**TASK DETAILS**
Set all the material down again unchanged, without the pictures.
/---
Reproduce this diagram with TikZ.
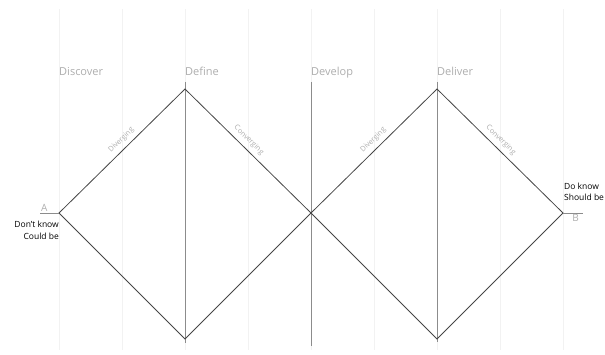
\documentclass[tikz,border=0pt]{standalone}
\usepackage{fontspec}
\setmainfont{Open Sans}
\usetikzlibrary{calc}
\definecolor{GridClr}{rgb}{0.95,0.95,0.95}
\definecolor{AxisClr}{rgb}{0.55,0.55,0.55}
\definecolor{ShapeClr}{rgb}{0.27,0.27,0.27}
\definecolor{PhaseClr}{rgb}{0.68,0.68,0.68}

\begin{document}
\begin{tikzpicture}[x=1pt,y=-1pt,
  grid line/.style={line width=0.6pt,color=GridClr},
  axis line/.style={line width=0.6pt,color=AxisClr},
  shape line/.style={line width=0.8pt,color=ShapeClr},
  phase/.style={anchor=base west,inner sep=0pt,text=PhaseClr,font=\fontsize{11}{13}\selectfont},
  edge label/.style={sloped,above=4.5pt,inner sep=0pt,text=PhaseClr,font=\fontsize{7.3}{8}\selectfont},
  end label/.style={inner sep=1pt,text=PhaseClr,font=\fontsize{10}{12}\selectfont},
  state/.style={inner sep=0pt,font=\fontsize{8.5}{11.5}\selectfont}]
\useasboundingbox (0,0) rectangle (605,355);

\foreach \i in {0,...,8}
  \draw[grid line] (59+63*\i,9) -- (59+63*\i,350);

\coordinate (A) at (59,213);
\coordinate (T1) at (185,89);
\coordinate (D1) at (185,339);
\coordinate (M) at (311,213);
\coordinate (T2) at (437,89);
\coordinate (D2) at (437,339);
\coordinate (B) at (563,213);
\coordinate (A0) at (40,213);
\coordinate (B0) at (583,213);

\draw[axis line] (185,82) -- (185,343);
\draw[axis line] (311,82) -- (311,346);
\draw[axis line] (437,82) -- (437,342);

\draw[shape line] (A) -- (T1) -- (M) -- (T2) -- (B) -- (D2) -- (M) -- (D1) -- cycle;
\draw[axis line] (A0) -- (A);
\draw[axis line] (B) -- (B0);

\node[phase] (discover) at (59,76) {Discover};
\node[phase] (define) at (185,76) {Define};
\node[phase] (develop) at (311,76) {Develop};
\node[phase] (deliver) at (437,76) {Deliver};

\path (A) -- (T1) node[edge label,pos=0.54] (div1) {Diverging};
\path (T1) -- (M) node[edge label,pos=0.46] (conv1) {Converging};
\path (M) -- (T2) node[edge label,pos=0.54] (div2) {Diverging};
\path (T2) -- (B) node[edge label,pos=0.46] (conv2) {Converging};

\node[end label,anchor=south west] (lblA) at (A0) {A};
\node[end label,anchor=north east] (lblB) at ($(B0)+(-3,0)$) {B};

\node[state,align=right,anchor=north east] (dontknow) at (59,221) {Don't know\\Could be};
\node[state,align=left,anchor=south west] (doknow) at (564,201) {Do know\\Should be};

\end{tikzpicture}
\end{document}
\---
**RESPONSE TO THE EXERCISE**
Reproduce this diagram with TikZ.
\documentclass[tikz,border=0pt]{standalone}
\usepackage{fontspec}
\setmainfont{Open Sans}
\usetikzlibrary{calc}
\definecolor{GridClr}{rgb}{0.95,0.95,0.95}
\definecolor{AxisClr}{rgb}{0.55,0.55,0.55}
\definecolor{ShapeClr}{rgb}{0.27,0.27,0.27}
\definecolor{PhaseClr}{rgb}{0.68,0.68,0.68}

\begin{document}
\begin{tikzpicture}[x=1pt,y=-1pt,
  grid line/.style={line width=0.6pt,color=GridClr},
  axis line/.style={line width=0.6pt,color=AxisClr},
  shape line/.style={line width=0.8pt,color=ShapeClr},
  phase/.style={anchor=base west,inner sep=0pt,text=PhaseClr,font=\fontsize{11}{13}\selectfont},
  edge label/.style={sloped,above=4.5pt,inner sep=0pt,text=PhaseClr,font=\fontsize{7.3}{8}\selectfont},
  end label/.style={inner sep=1pt,text=PhaseClr,font=\fontsize{10}{12}\selectfont},
  state/.style={inner sep=0pt,font=\fontsize{8.5}{11.5}\selectfont}]
\useasboundingbox (0,0) rectangle (605,355);

\foreach \i in {0,...,8}
  \draw[grid line] (59+63*\i,9) -- (59+63*\i,350);

\coordinate (A) at (59,213);
\coordinate (T1) at (185,89);
\coordinate (D1) at (185,339);
\coordinate (M) at (311,213);
\coordinate (T2) at (437,89);
\coordinate (D2) at (437,339);
\coordinate (B) at (563,213);
\coordinate (A0) at (40,213);
\coordinate (B0) at (583,213);

\draw[axis line] (185,82) -- (185,343);
\draw[axis line] (311,82) -- (311,346);
\draw[axis line] (437,82) -- (437,342);

\draw[shape line] (A) -- (T1) -- (M) -- (T2) -- (B) -- (D2) -- (M) -- (D1) -- cycle;
\draw[axis line] (A0) -- (A);
\draw[axis line] (B) -- (B0);

\node[phase] (discover) at (59,76) {Discover};
\node[phase] (define) at (185,76) {Define};
\node[phase] (develop) at (311,76) {Develop};
\node[phase] (deliver) at (437,76) {Deliver};

\path (A) -- (T1) node[edge label,pos=0.54] (div1) {Diverging};
\path (T1) -- (M) node[edge label,pos=0.46] (conv1) {Converging};
\path (M) -- (T2) node[edge label,pos=0.54] (div2) {Diverging};
\path (T2) -- (B) node[edge label,pos=0.46] (conv2) {Converging};

\node[end label,anchor=south west] (lblA) at (A0) {A};
\node[end label,anchor=north east] (lblB) at ($(B0)+(-3,0)$) {B};

\node[state,align=right,anchor=north east] (dontknow) at (59,221) {Don't know\\Could be};
\node[state,align=left,anchor=south west] (doknow) at (564,201) {Do know\\Should be};

\end{tikzpicture}
\end{document}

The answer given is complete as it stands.